> [WHAT YOU WILL DO]
Look for the line containing "Reproduce this chart with Chart.js." and the line containing "const hydroDialLabels = ['R', 'N', 'F'];"; retype them and all lines between, exactly, and leave out the pictures.

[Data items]
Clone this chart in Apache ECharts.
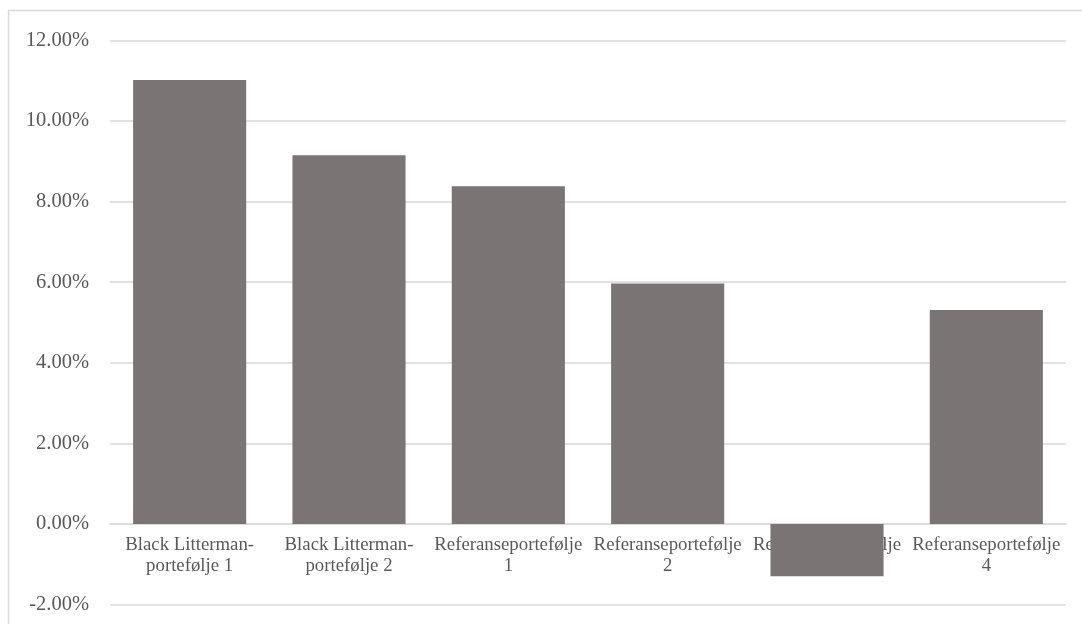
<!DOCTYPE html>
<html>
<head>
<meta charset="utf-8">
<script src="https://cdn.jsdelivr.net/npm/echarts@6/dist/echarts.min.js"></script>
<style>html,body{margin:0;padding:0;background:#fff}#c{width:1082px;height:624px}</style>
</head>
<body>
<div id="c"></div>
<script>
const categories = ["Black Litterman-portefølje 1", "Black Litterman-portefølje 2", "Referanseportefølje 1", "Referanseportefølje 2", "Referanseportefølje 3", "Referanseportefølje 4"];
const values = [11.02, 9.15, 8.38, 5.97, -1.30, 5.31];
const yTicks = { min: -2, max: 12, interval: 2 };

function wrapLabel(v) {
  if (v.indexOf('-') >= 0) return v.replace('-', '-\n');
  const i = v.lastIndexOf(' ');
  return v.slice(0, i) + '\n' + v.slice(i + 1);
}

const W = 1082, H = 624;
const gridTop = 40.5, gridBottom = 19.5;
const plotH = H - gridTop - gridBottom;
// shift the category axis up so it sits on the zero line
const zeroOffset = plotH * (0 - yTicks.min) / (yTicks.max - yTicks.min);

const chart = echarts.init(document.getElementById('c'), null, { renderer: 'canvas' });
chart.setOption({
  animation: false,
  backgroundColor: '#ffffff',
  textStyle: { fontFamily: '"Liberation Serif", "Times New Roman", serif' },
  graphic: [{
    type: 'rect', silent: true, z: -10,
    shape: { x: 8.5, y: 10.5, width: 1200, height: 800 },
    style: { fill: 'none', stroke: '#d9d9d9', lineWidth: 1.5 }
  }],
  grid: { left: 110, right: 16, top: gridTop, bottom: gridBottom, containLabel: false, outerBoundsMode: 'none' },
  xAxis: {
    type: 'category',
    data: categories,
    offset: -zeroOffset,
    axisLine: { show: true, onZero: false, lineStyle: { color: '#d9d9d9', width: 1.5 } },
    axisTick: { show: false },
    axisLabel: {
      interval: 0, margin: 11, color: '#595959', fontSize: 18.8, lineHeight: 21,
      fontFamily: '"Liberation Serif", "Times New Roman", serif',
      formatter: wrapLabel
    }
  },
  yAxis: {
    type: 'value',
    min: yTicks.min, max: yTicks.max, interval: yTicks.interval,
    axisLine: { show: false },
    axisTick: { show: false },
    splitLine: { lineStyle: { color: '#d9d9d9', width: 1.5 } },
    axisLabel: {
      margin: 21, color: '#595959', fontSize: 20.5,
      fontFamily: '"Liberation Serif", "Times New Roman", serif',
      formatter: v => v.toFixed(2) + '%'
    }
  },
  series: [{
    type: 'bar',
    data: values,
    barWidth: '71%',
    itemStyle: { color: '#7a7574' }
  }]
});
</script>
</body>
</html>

==

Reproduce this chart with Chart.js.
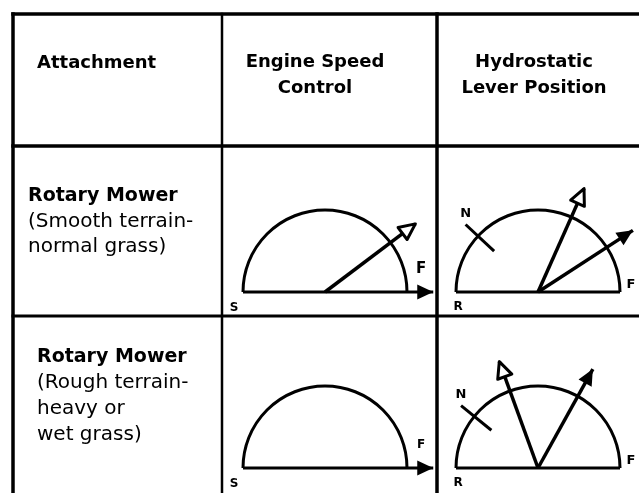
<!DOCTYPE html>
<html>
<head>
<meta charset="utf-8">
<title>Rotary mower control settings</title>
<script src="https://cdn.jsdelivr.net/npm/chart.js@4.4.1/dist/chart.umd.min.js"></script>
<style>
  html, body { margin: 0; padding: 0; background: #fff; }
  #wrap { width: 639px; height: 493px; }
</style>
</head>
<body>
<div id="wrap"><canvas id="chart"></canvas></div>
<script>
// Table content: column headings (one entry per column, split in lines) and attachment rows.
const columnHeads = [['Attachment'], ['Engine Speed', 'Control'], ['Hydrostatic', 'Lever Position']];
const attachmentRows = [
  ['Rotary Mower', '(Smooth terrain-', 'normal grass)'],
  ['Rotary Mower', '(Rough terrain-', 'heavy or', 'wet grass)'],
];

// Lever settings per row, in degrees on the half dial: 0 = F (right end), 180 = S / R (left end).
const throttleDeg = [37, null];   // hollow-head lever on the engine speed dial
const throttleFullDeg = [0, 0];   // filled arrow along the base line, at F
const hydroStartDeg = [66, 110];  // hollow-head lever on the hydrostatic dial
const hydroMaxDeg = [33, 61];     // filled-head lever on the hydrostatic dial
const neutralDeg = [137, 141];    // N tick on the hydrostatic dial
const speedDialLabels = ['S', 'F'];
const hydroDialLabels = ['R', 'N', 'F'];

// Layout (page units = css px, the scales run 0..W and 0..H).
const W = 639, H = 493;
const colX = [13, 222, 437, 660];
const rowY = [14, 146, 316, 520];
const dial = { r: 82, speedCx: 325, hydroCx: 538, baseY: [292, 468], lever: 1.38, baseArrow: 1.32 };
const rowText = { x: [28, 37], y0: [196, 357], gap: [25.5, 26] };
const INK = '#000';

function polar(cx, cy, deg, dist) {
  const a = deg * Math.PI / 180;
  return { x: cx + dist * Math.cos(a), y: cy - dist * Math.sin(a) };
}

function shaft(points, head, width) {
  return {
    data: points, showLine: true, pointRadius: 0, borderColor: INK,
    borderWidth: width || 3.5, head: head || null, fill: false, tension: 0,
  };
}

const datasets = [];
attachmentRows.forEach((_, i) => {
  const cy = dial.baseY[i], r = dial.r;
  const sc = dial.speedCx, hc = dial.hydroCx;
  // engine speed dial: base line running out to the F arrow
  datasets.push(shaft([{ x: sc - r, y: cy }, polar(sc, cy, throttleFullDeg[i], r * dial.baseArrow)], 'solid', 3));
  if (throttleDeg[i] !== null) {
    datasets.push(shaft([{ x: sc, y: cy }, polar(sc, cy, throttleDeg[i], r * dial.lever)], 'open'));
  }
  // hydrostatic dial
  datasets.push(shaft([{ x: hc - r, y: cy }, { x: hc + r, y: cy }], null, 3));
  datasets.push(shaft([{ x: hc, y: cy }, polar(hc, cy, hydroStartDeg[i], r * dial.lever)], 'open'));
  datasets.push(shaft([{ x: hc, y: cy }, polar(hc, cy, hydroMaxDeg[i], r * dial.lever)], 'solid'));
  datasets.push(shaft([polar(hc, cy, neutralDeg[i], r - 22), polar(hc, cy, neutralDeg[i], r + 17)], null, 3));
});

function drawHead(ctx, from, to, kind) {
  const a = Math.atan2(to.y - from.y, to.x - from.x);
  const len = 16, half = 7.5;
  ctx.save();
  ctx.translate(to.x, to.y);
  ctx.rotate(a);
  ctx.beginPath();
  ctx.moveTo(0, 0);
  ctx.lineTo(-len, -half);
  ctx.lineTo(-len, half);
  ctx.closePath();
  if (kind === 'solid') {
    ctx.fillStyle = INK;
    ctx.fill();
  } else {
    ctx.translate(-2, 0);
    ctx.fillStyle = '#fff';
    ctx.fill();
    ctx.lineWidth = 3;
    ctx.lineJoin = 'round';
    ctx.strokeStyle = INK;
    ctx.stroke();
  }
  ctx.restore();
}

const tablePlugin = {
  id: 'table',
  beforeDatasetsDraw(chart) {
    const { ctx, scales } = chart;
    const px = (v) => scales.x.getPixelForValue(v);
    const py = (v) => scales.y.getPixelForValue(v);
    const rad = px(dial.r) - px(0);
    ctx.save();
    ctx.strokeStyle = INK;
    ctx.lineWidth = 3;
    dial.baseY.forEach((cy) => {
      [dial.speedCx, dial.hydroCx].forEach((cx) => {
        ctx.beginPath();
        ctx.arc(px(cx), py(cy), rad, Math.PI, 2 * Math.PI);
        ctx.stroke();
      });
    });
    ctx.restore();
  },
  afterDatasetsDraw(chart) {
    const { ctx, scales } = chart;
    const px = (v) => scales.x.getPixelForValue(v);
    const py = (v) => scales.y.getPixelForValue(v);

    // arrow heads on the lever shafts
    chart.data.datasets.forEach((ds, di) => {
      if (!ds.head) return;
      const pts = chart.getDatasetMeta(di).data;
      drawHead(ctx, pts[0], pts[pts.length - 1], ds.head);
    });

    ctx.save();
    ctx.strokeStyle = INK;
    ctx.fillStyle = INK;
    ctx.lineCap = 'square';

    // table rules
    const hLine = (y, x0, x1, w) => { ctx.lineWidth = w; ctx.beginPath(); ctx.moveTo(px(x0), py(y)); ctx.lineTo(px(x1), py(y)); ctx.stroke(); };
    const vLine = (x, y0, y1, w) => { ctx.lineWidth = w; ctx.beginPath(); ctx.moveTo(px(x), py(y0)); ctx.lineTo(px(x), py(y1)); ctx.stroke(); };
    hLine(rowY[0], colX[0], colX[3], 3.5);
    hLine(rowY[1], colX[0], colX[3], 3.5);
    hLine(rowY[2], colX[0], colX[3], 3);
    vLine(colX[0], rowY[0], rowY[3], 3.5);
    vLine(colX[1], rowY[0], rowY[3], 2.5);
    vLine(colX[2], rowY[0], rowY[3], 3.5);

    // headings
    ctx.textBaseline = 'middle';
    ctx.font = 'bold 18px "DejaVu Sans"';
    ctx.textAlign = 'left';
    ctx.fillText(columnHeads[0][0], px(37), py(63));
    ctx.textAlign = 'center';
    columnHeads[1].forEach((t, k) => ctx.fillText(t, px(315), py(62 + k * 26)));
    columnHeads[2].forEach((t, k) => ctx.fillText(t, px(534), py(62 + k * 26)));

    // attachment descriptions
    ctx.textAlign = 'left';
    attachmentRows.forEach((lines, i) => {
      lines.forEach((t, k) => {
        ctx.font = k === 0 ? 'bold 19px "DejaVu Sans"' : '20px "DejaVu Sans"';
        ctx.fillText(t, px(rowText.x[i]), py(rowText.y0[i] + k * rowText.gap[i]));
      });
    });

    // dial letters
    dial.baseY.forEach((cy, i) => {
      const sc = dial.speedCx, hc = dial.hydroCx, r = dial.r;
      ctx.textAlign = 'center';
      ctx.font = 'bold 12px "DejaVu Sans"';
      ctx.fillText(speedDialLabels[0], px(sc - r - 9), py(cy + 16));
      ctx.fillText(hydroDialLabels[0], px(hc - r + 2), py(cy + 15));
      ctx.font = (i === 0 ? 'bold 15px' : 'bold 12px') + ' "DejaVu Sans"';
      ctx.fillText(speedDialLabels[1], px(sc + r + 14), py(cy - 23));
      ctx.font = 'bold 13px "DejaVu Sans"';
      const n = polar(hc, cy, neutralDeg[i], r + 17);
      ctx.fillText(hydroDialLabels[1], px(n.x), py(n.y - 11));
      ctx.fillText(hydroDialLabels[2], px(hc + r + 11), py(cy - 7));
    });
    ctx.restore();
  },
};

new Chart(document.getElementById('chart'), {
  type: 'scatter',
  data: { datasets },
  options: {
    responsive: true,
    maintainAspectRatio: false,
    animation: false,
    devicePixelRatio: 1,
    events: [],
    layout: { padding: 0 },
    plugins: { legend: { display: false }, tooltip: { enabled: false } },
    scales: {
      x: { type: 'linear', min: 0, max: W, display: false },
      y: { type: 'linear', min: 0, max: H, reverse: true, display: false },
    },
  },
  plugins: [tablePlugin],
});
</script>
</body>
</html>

> [SOLUTION BELOW]
Reproduce this chart with Chart.js.
<!DOCTYPE html>
<html>
<head>
<meta charset="utf-8">
<title>Rotary mower control settings</title>
<script src="https://cdn.jsdelivr.net/npm/chart.js@4.4.1/dist/chart.umd.min.js"></script>
<style>
  html, body { margin: 0; padding: 0; background: #fff; }
  #wrap { width: 639px; height: 493px; }
</style>
</head>
<body>
<div id="wrap"><canvas id="chart"></canvas></div>
<script>
// Table content: column headings (one entry per column, split in lines) and attachment rows.
const columnHeads = [['Attachment'], ['Engine Speed', 'Control'], ['Hydrostatic', 'Lever Position']];
const attachmentRows = [
  ['Rotary Mower', '(Smooth terrain-', 'normal grass)'],
  ['Rotary Mower', '(Rough terrain-', 'heavy or', 'wet grass)'],
];

// Lever settings per row, in degrees on the half dial: 0 = F (right end), 180 = S / R (left end).
const throttleDeg = [37, null];   // hollow-head lever on the engine speed dial
const throttleFullDeg = [0, 0];   // filled arrow along the base line, at F
const hydroStartDeg = [66, 110];  // hollow-head lever on the hydrostatic dial
const hydroMaxDeg = [33, 61];     // filled-head lever on the hydrostatic dial
const neutralDeg = [137, 141];    // N tick on the hydrostatic dial
const speedDialLabels = ['S', 'F'];
const hydroDialLabels = ['R', 'N', 'F'];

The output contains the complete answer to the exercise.